Through its Connected Commerce headline, Diebold Nixdorf brings out the best of the overlap between banking, retail, and its consumers. It aims to enable connectivity across multiple channels, multiple venues, and take it to the next level. Mattes thinks that the company has done a really good transition from two companies down to one company. Diebold Nixdorf aims to be a services-led, software-enabled company.

“The reason why services is the prime anchor is that the more you think about what's happening in our industry, the more you automate, the more banks go down this concept of branch automation, retailers go to the concept of self checkout. You change the complete paradigm of how you think about services.
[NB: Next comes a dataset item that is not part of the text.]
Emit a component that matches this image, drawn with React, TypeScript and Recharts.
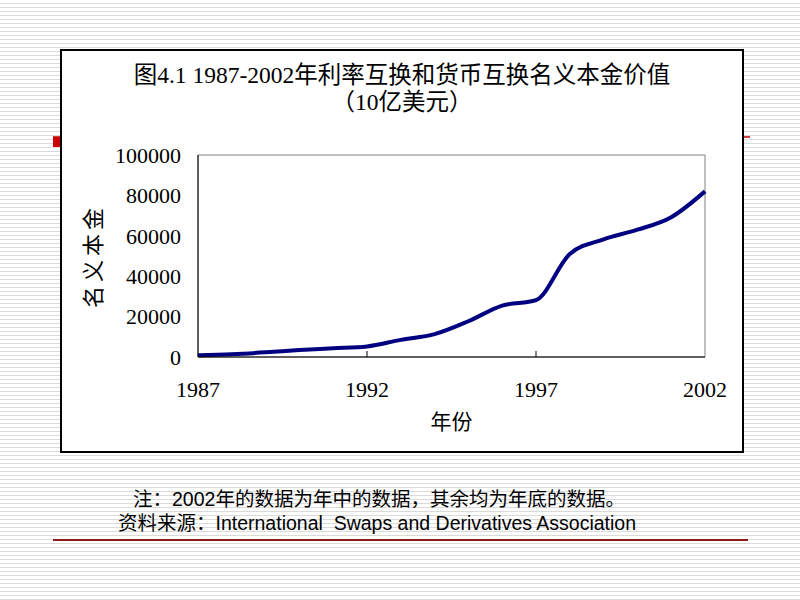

In the old days, the question is always, well if something happens, how fast will you be there to fix it? Or if you think about, we've automated the branch, we've automated the customer experience, it's not about how fast you fix it, it's all about how you can provide up to 99% uptime,” Mattes adds.

Instead of waiting for something to break down in the system, Diebold Nixdorf boasts of top-of-the-line predictive analytics, preventive maintenance, and a 99% availability that makes it absolutely unique in the industry. Diebold Nixdorf has the best monitoring software existing, making it attractive to banks that do not have the tools they need and are looking for a third party through which they can get their service done.

When Diebold and Wincor Nixdorf joined last year, one of the priority tasks was to leverage on the companies’ R&D capabilities. Mattes says that while Diebold Nixdorf aims to be a little bit of everything, it aims to stand out. The company is spending heavily on R&D with a goal for banks and retailers to drive the innovation that they need. Due to this innovation strategy, Diebold Nixdorf has recently reaped an award for piloting contactless cash or the notion of that one can take a phone, prestate a transaction, connect with a machine, swipe the phone, and get the money.

“There are four trends in banking now. Number one is digital. I don't think there's a bank in the world that does not have a digital initiative. Flipside of digital is automation. I don't think there's a bank in the world that does not think about branch automation. Number three is around individualisation. Number four is around miniaturisation,” Mattes adds.

Diebold Nixdorf has recently introduced the world’s smallest ATM in Las Vegas, a machine that has about 1 ½ the size of the width of the US dollar bill, a metre high, and looks like a tablet on top of a safe. Diebold Nixdorf also introduced a new ATM with software-driven interactions that have functionalities like that of smartphone or tablet. The new ATM, called Essence, has no more keypads, no card reader, and uses mobile devices only. Mattes says that this machine gives an appreciation of how Diebold Nixdorf can innovate by combining technologies.

Beyond breaking new ground in innovation, Diebold Nixdorf puts prime importance on security considering that skimming has become a US$2b problem around the world. Mattes says that the Diebold Nixdorf leads the Western world in the area of biometrics, which is particularly popular in areas in Latin America where the crime rate is extremely high and where mugging is an everyday phenomenon.

According to Mattes, biometrics has been a huge gamechanger, but Diebold Nixdorf also discovered a simple solution to a huge problem. A few years ago, everyone shook their heads at the possibility that a 90-degree turn of the magstripe and inserting the card on the long edge could solve a US$2b skimming headache. Now, as an example, Mattes says that the state of Utah has completely turned on long edge card reading and skimming has stopped cold.

“Technology can really help on the security. The good guys build a 10 foot wall, the bad guys build an 11 foot ladder, we raise the wall to 15ft, they're working on a taller ladder. This is why our customers like to work with us, we're spending oodles of money in security in smart components, in software, in new solutions and new technology,” Mattes concludes.